Blackjack chewing gum and Butch wax stumped me, but home milk delivery in glass bottles with cardboard stoppers made me recall that milk never tasted quite the same in waxy cardboard and my grandmother’s phone number in California was Metcalf 3-7406.

Amazingly my mind was flooded with memories as I approached each number on the list.

My intro to 45 rpm records came from my Aunt Ruth, who, at 14, must have played "Slow Boat to China" a kajillion times on her record player. My skinny little 9-year-old body would lay in the floor in her room and long for the day when I would have bosoms and a record player like my Aunt Ruth.

S&H Green Stamps were saved more religiously than Baptists at our house when I was growing up and I remember going to the S&H Redemption Center with my mom to get "Santa" for my little brothers and sisters when there was no money to shop.

It was my job to moisten the green stamps and fasten them to the pages.
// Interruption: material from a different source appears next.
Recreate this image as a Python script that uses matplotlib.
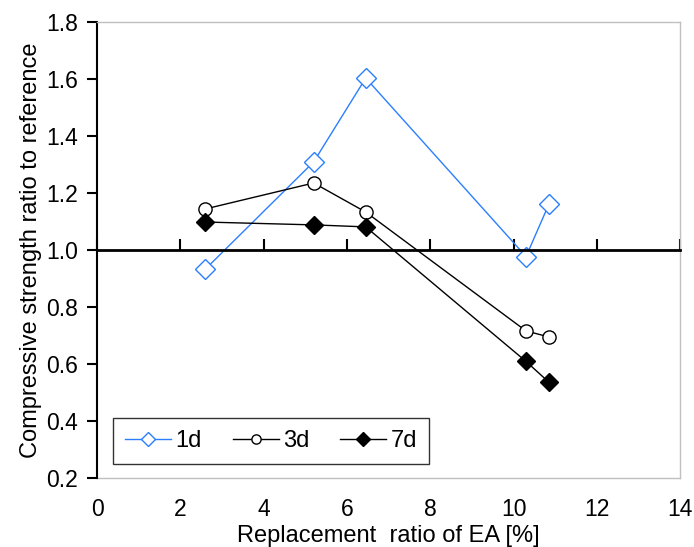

It took two books to get a Betsy Wetsy doll for my little sister and every licked-stamp put our hoard that much closer to the doll Donna wanted and the five-year diary with a key I was coveting for myself.

At 12, washing machines and the sneaky wringers that came with them made a big impression on me in the garage out back of the house as it took my arm and tried to flatten me like a pancake.
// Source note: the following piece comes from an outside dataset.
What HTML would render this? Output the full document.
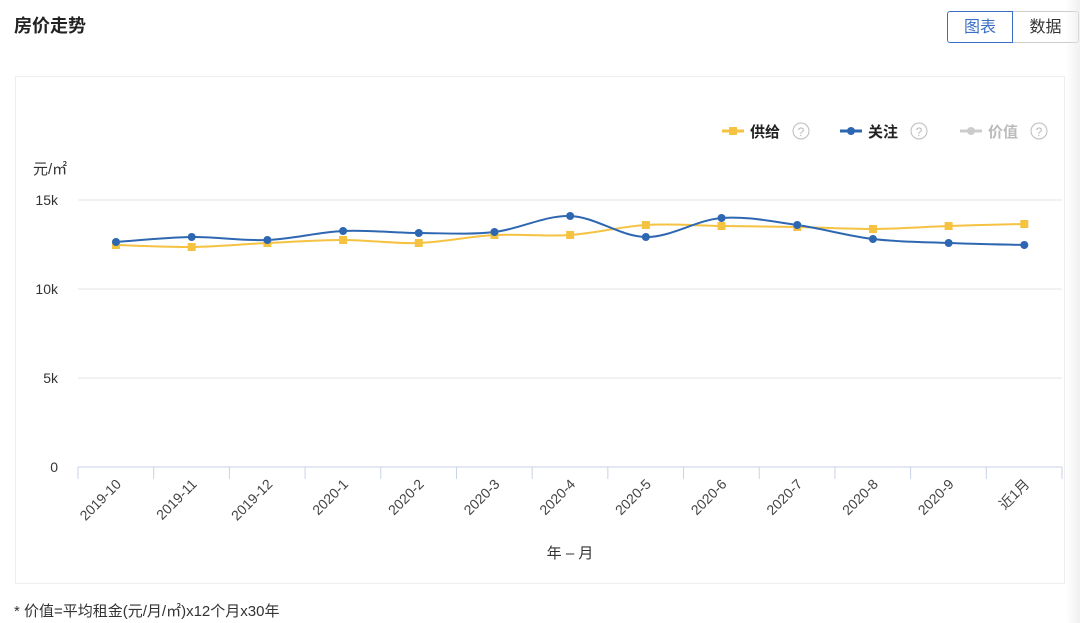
<!DOCTYPE html>
<html><head><meta charset="utf-8"><style>
body{margin:0;width:1080px;height:623px;background:#fff;font-family:"Liberation Sans","Noto Sans CJK SC",sans-serif;overflow:hidden;position:relative}
.t{position:absolute;left:14px;top:12px;font-size:18px;font-weight:bold;color:#222}
.btn{position:absolute;top:11px;height:32px;line-height:32px;font-size:16px;text-align:center;box-sizing:border-box}
.box{position:absolute;left:15px;top:76px;width:1050px;height:508px;border:1px solid #eee;box-sizing:border-box}
.foot{position:absolute;left:14px;top:600px;font-size:15px;color:#333}
.shade{position:absolute;right:0;top:0;width:14px;height:623px;background:linear-gradient(to right,rgba(255,255,255,0),rgba(230,230,230,.6))}
</style></head><body>
<div class="t">房价走势</div>
<div class="btn" style="left:947px;width:66px;border:1px solid #3a6fc4;color:#3a6fc4;border-radius:3px 0 0 3px">图表</div>
<div class="btn" style="left:1013px;width:66px;border:1px solid #ccc;border-left:none;color:#333;border-radius:0 3px 3px 0">数据</div>
<div class="box"></div>
<svg width="1080" height="623" style="position:absolute;left:0;top:0" font-family="Liberation Sans, Noto Sans CJK SC, sans-serif">
<g stroke="#e6e6e6"><line x1="78" x2="1062" y1="200" y2="200"/><line x1="78" x2="1062" y1="289" y2="289"/><line x1="78" x2="1062" y1="378" y2="378"/></g>
<line x1="78" x2="1062" y1="467" y2="467" stroke="#c8d2e6"/>
<g stroke="#c8d2e6" id="tk"></g>
<g font-size="14" fill="#333" text-anchor="end"><text x="58" y="205">15k</text><text x="58" y="294">10k</text><text x="58" y="383">5k</text><text x="58" y="472">0</text></g>
<text x="33" y="174" font-size="15" fill="#333">元/㎡</text>
<text x="570" y="558" font-size="15" fill="#333" text-anchor="middle">年 – 月</text>
<g font-size="15" font-weight="bold"><line x1="722" x2="744" y1="131" y2="131" stroke="#f5c242" stroke-width="3"/><rect x="729" y="127" width="8" height="8" fill="#f5c242"/><text x="750" y="137" fill="#222">供给</text>
<circle cx="801" cy="131" r="8" fill="none" stroke="#bbb"/><text x="801" y="136" font-size="12" fill="#bbb" text-anchor="middle" font-weight="normal">?</text>
<line x1="840" x2="862" y1="131" y2="131" stroke="#2e67b1" stroke-width="3"/><circle cx="851" cy="131" r="4" fill="#2e67b1"/><text x="868" y="137" fill="#222">关注</text>
<circle cx="919" cy="131" r="8" fill="none" stroke="#bbb"/><text x="919" y="136" font-size="12" fill="#bbb" text-anchor="middle" font-weight="normal">?</text>
<line x1="960" x2="982" y1="131" y2="131" stroke="#ccc" stroke-width="3"/><circle cx="971" cy="131" r="4" fill="#ccc"/><text x="988" y="137" fill="#bbb">价值</text>
<circle cx="1039" cy="131" r="8" fill="none" stroke="#bbb"/><text x="1039" y="136" font-size="12" fill="#bbb" text-anchor="middle" font-weight="normal">?</text></g>
<g id="lab" font-size="14" fill="#444" text-anchor="end"></g>
<g id="ser"></g>
</svg>
<div class="foot">* 价值=平均租金(元/月/㎡)x12个月x30年</div>
<div class="shade"></div>
<script>
var ns="http://www.w3.org/2000/svg";
function el(p,t,a,txt){var e=document.createElementNS(ns,t);for(var k in a)e.setAttribute(k,a[k]);if(txt)e.textContent=txt;document.getElementById(p).appendChild(e);}
var step=(1062-78)/13,labs=["2019-10","2019-11","2019-12","2020-1","2020-2","2020-3","2020-4","2020-5","2020-6","2020-7","2020-8","2020-9","近1月"];
for(var i=0;i<=13;i++){var x=78+i*step;el("tk","line",{x1:x,x2:x,y1:467,y2:479});}
var xs=[];for(var i=0;i<13;i++){xs.push(116+i*step);var x=xs[i]+6;el("lab","text",{x:x,y:485,transform:"rotate(-45 "+x+" 485)"},labs[i]);}
function path(ys){var d="M"+xs[0]+","+ys[0];for(var i=0;i<12;i++){var p0=i?i-1:0,p3=i<11?i+2:12;var c1x=xs[i]+(xs[i+1]-xs[p0])/6,c1y=ys[i]+(ys[i+1]-ys[p0])/6,c2x=xs[i+1]-(xs[p3]-xs[i])/6,c2y=ys[i+1]-(ys[p3]-ys[i])/6;d+=" C"+c1x+","+c1y+" "+c2x+","+c2y+" "+xs[i+1]+","+ys[i+1];}return d;}
var Y=[245,247,243,240,243,235,235,225,226,227,229,226,224],B=[242,237,240,231,233,232,216,237,218,225,239,243,245];
el("ser","path",{d:path(Y),fill:"none",stroke:"#f5c242","stroke-width":2});
el("ser","path",{d:path(B),fill:"none",stroke:"#2e67b1","stroke-width":2});
for(var i=0;i<13;i++){el("ser","rect",{x:xs[i]-4,y:Y[i]-4,width:8,height:8,fill:"#f5c242"});el("ser","circle",{cx:xs[i],cy:B[i],r:4,fill:"#2e67b1"});}
</script>
</body></html>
Dressed in my brand new grown-up bathing suit, navy blue with daisies across the top, I thought I was too cute for words and certainly too cool to be paying attention to my family wash chore. I don’t know which was harder, my scream or the way I hit the release lever before my arm actually left the shoulder socket. For days I walked around with my arm matching my bathing suit.

Number 20 on the list was Beanie and Cecil, a puppet show started by Daws Butler (he later became very rich with commercials, i.e., Sunsweet Pitted Prunes, as in "Today the wrinkles, tomorrow the pits." Anyway Beanie and Capt. Huffinpuff were favorites at our house along with Cecil, the seasick sea serpent.

And what of party lines? Golly whiz-bang, we never had a telephone at our house. I would go over to Rita B. Watt’s and we would wait for her neighbors to get off the line so we could make giggling calls to boys we liked and ask stupid questions, such as what do you feed a baby bird that’s fallen out of the nest or any such nonsensical excuse we could makeup to have a conversation. One of the party-line members ratted us out to Rita’s mom and we got in trouble. Nice girls don’t call boys, we were told. My how times have changed.

I wore my roller-skate key around my neck on a purple ribbon and loved the cracks in the sidewalk that would sing to me as I zoomed along.

How delightful to remember all those happy times with just a movement of the mouse at my computer and how thoughtful of my friends in Georgia to send it to me even if their motive was to prove I’m two years older than they and in much worse shape.

Smiling is good exercise for this old geezette.